I believe I once watched some minutes of a video in which he debated college students, but I hardly remember what I saw.

(I give pundits little mind. For example, I may have been the last person in the United States to have heard of Tucker Carlson or Rachel Maddow. I actually don’t know if those two pundits are meaningfully comparable; my point is just that I ignore famous people on both sides.)

I didn’t know any details about Charlie Kirk’s personal life: that he was only thirty-one, that he was married and had young children, that he was close to Donald Trump, etc.

I know even less about the suspect who has been arrested.

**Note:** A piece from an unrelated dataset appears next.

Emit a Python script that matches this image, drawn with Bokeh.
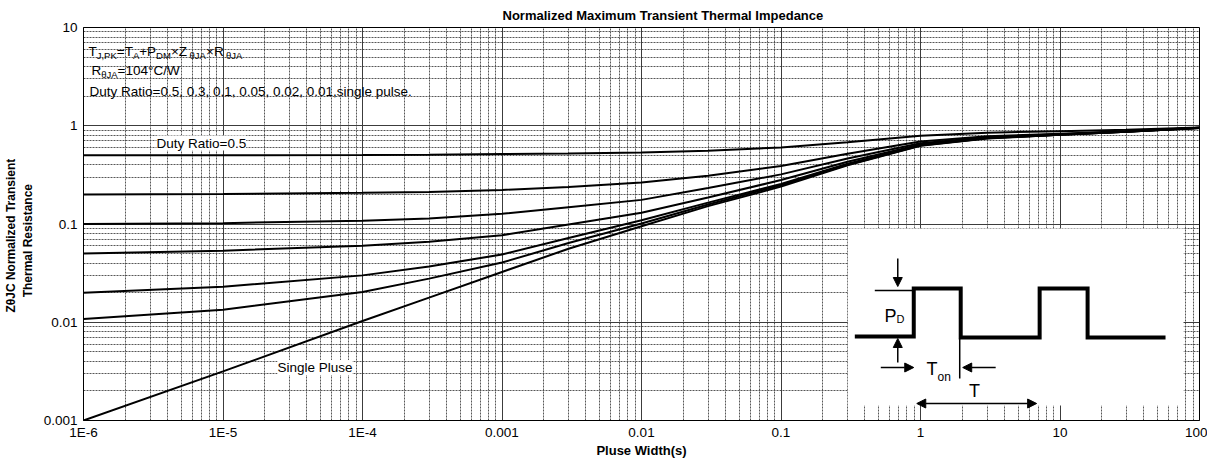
import math
from bokeh.plotting import figure
from bokeh.models import FixedTicker, Label, Arrow, NormalHead, Range1d
from bokeh.embed import file_html
from bokeh.resources import INLINE

# ---------------- data ----------------
pulse_width = [1e-6, 1e-5, 1e-4, 3e-4, 1e-3, 3e-3, 1e-2, 3e-2, 0.1, 0.3, 1, 3, 10, 30, 100]
duty_050 = [0.500, 0.501, 0.503, 0.507, 0.515, 0.523, 0.535, 0.558, 0.600, 0.680, 0.790, 0.850, 0.880, 0.910, 0.960]
duty_030 = [0.200, 0.202, 0.208, 0.212, 0.222, 0.238, 0.264, 0.310, 0.390, 0.520, 0.690, 0.780, 0.830, 0.880, 0.955]
duty_010 = [0.100, 0.102, 0.108, 0.114, 0.127, 0.148, 0.176, 0.232, 0.320, 0.465, 0.665, 0.765, 0.820, 0.875, 0.953]
duty_005 = [0.050, 0.0535, 0.060, 0.066, 0.077, 0.099, 0.130, 0.186, 0.280, 0.430, 0.645, 0.755, 0.815, 0.872, 0.952]
duty_002 = [0.020, 0.023, 0.030, 0.037, 0.049, 0.072, 0.109, 0.165, 0.255, 0.410, 0.635, 0.750, 0.812, 0.870, 0.951]
duty_001 = [0.0108, 0.0134, 0.0203, 0.0278, 0.0405, 0.064, 0.101, 0.158, 0.248, 0.400, 0.630, 0.745, 0.810, 0.869, 0.950]
single_pulse = [0.001, 0.00316, 0.0103, 0.0178, 0.0325, 0.056, 0.095, 0.152, 0.240, 0.395, 0.625, 0.740, 0.808, 0.868, 0.950]
series = [duty_050, duty_030, duty_010, duty_005, duty_002, duty_001, single_pulse]

x_tick_values = [1e-6, 1e-5, 1e-4, 1e-3, 1e-2, 1e-1, 1, 10, 100]
x_tick_labels = ["1E-6", "1E-5", "1E-4", "0.001", "0.01", "0.1", "1", "10", "100"]
y_tick_values = [0.001, 0.01, 0.1, 1, 10]
y_tick_labels = ["0.001", "0.01", "0.1", "1", "10"]

# ---------------- layout ----------------
W, H = 1207, 460
FL, FT, FR, FB = 82, 27, 1199, 420          # frame edges in canvas px
FONT = "Liberation Sans"

p = figure(width=W, height=H, x_axis_type="log", y_axis_type="log",
           x_range=Range1d(1e-6, 100), y_range=Range1d(1e-3, 10),
           output_backend="svg", toolbar_location=None,
           min_border_left=FL, min_border_right=W - FR,
           min_border_top=FT, min_border_bottom=H - FB)
p.background_fill_color = "white"
p.border_fill_color = "white"
p.outline_line_color = "black"
p.outline_line_width = 1

p.title.text = "Normalized Maximum Transient Thermal Impedance"
p.title.text_font = FONT
p.title.text_font_size = "13px"
p.title.text_font_style = "bold"
p.title.text_color = "black"
p.title.align = "left"
p.title.offset = 419
p.title.standoff = 9

x_minor = [k * 10.0 ** e for e in range(-6, 2) for k in range(2, 10)]
y_minor = [k * 10.0 ** e for e in range(-3, 1) for k in range(2, 10)]
p.xaxis.ticker = FixedTicker(ticks=x_tick_values, minor_ticks=x_minor)
p.yaxis.ticker = FixedTicker(ticks=y_tick_values, minor_ticks=y_minor)
p.xaxis.major_label_overrides = {v: s for v, s in zip(x_tick_values, x_tick_labels)}
p.yaxis.major_label_overrides = {v: s for v, s in zip(y_tick_values, y_tick_labels)}

for ax in (p.xaxis[0], p.yaxis[0]):
    ax.major_tick_in = 0
    ax.major_tick_out = 0
    ax.minor_tick_in = 0
    ax.minor_tick_out = 0
    ax.axis_line_color = "black"
    ax.major_label_text_font = FONT
    ax.major_label_text_font_size = "13.5px"
    ax.major_label_text_color = "black"
    ax.axis_label_text_font = FONT
    ax.axis_label_text_font_style = "bold"
    ax.axis_label_text_color = "black"

p.xaxis.major_label_standoff = 4
p.xaxis.axis_label = "Pluse Width(s)"
p.xaxis.axis_label_text_font_size = "13px"
p.xaxis.axis_label_standoff = 0

NB = "\u00a0"
p.yaxis.major_label_standoff = 6
p.yaxis.axis_label = ("Z\u03b8JC Normalized Transient" + NB * 7 + "\n"
                      + "Thermal Resistance" + NB * 10)
p.yaxis.axis_label_text_font_size = "12px"
p.yaxis.axis_label_standoff = 6

for g in (p.xgrid[0], p.ygrid[0]):
    g.grid_line_color = "#3c3c3c"
    g.grid_line_width = 1
    g.minor_grid_line_color = "#3a3a3a"
    g.minor_grid_line_dash = "2 1"
    g.minor_grid_line_width = 1
    g.minor_grid_line_alpha = 0.85

# ---------------- helpers for the drawing / text positions ----------------
DX = (FR - FL) / 8.0
DY = (FB - FT) / 4.0

def dx(px):
    return 10 ** (-6 + (px - FL) / DX)

def dy(py):
    return 10 ** (1 - (py - FT) / DY)

def lab(rx, ry, text, size="13.5px", bold=False, align="left", baseline="middle",
        angle=0.0, bg=None):
    kw = dict(x=rx - FL, y=FB - ry, x_units="screen", y_units="screen", text=text,
              text_font=FONT, text_font_size=size, text_color="black",
              text_align=align, text_baseline=baseline, angle=angle,
              text_font_style="bold" if bold else "normal")
    if bg:
        kw["background_fill_color"] = bg
    p.add_layout(Label(**kw))

# ---------------- inset (white box + pulse drawing) ----------------
p.quad(left=dx(847), right=dx(1183), top=dy(228), bottom=dy(405),
       fill_color="white", line_color=None)

wave_px = [854, 913, 913, 960, 960, 1039, 1039, 1087, 1087, 1165]
wave_py = [336, 336, 288, 288, 337, 337, 288, 288, 337, 337]
p.line([dx(v) for v in wave_px], [dy(v) for v in wave_py], line_width=4,
       color="black", line_join="miter")
p.line([dx(874), dx(913)], [dy(290), dy(290)], line_width=1.5, color="black")
p.line([dx(959), dx(959)], [dy(337), dy(378)], line_width=1.5, color="black")

def arrow(x0, y0, x1, y1, both=False):
    head = lambda: NormalHead(size=9, fill_color="black", line_color="black", line_width=1)
    kw = dict(x_start=dx(x0), y_start=dy(y0), x_end=dx(x1), y_end=dy(y1),
              line_width=1.5, line_color="black", end=head())
    if both:
        kw["start"] = head()
    p.add_layout(Arrow(**kw))

arrow(897, 258, 897, 286)
arrow(897, 362, 897, 338)
arrow(880, 367, 913, 367)
arrow(995, 367, 962, 367)
arrow(916, 403, 1036, 403, both=True)

lab(883, 315, "P", size="18px")
lab(895, 318.5, "D", size="11px")
lab(925, 368.5, "T", size="18px")
lab(936, 376, "on", size="12px")
lab(967.5, 390.5, "T", size="18px")

# ---------------- curves ----------------
for s in series:
    p.line(pulse_width, s, line_width=2, color="black")

# ---------------- texts ----------------
# formula line 1
Y1, S1 = 51.0, 55.0
lab(87.0, Y1, "T")
lab(95.2, S1, "J,PK", size="9.5px")
lab(115.3, Y1, "=T")
lab(131.4, S1, "A", size="9.5px")
lab(137.7, Y1, "+P")
lab(154.6, S1, "DM", size="9.5px")
lab(169.4, Y1, "\u00d7Z")
lab(188.0, S1, "\u03b8JA", size="9.5px")
lab(204.5, Y1, "\u00d7R")
lab(224.5, S1, "\u03b8JA", size="9.5px")
# line 2
Y2, S2 = 70.0, 73.5
lab(90.0, Y2, "R")
lab(99.7, S2, "\u03b8JA", size="9.5px")
lab(116.1, Y2, "=104\u00b0C/W")
# line 3
lab(88.0, 90.5, "Duty Ratio=0.5, 0.3, 0.1, 0.05, 0.02, 0.01,single pulse.")

lab(155, 142.5, "Duty Ratio=0.5", bg="white")
lab(276, 367, "Single Pluse", bg="white")

open("out.html", "w").write(file_html(p, INLINE))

Why am I writing, then? I guess to make the (obvious) point that most of us have nothing worthwhile and non-obvious to say. Lamenting is fine, because a life has been taken and human life is sacred. But how many of us can responsibly attempt more than that? I’ve noticed a disturbing number of people on social media – friends of mine – issuing or sharing calls to arms. Calls to, like, hunker down with one’s family (and, by implication, one’s guns); or to join a civil war that, allegedly, already has begun. Which all seems dangerously overblown, especially since I don’t trust the average person to understand (a) Charlie Kirk, (b) his killer, or (c) his many and varied admirers and critics. Because I recognize that I know so little about these things. And because I see other friends, Ecuadorians who almost surely know even less than I do about U.S. politics, posting about Charlie Kirk. (Their condolences are unobjectionable; their hagiographic imagery is not.) Which makes me think, maybe people are doing this because it’s a bandwagon to climb onto. (Which, arguably, I’m also climbing onto, hoisting myself up a little more surreptitiously than most.)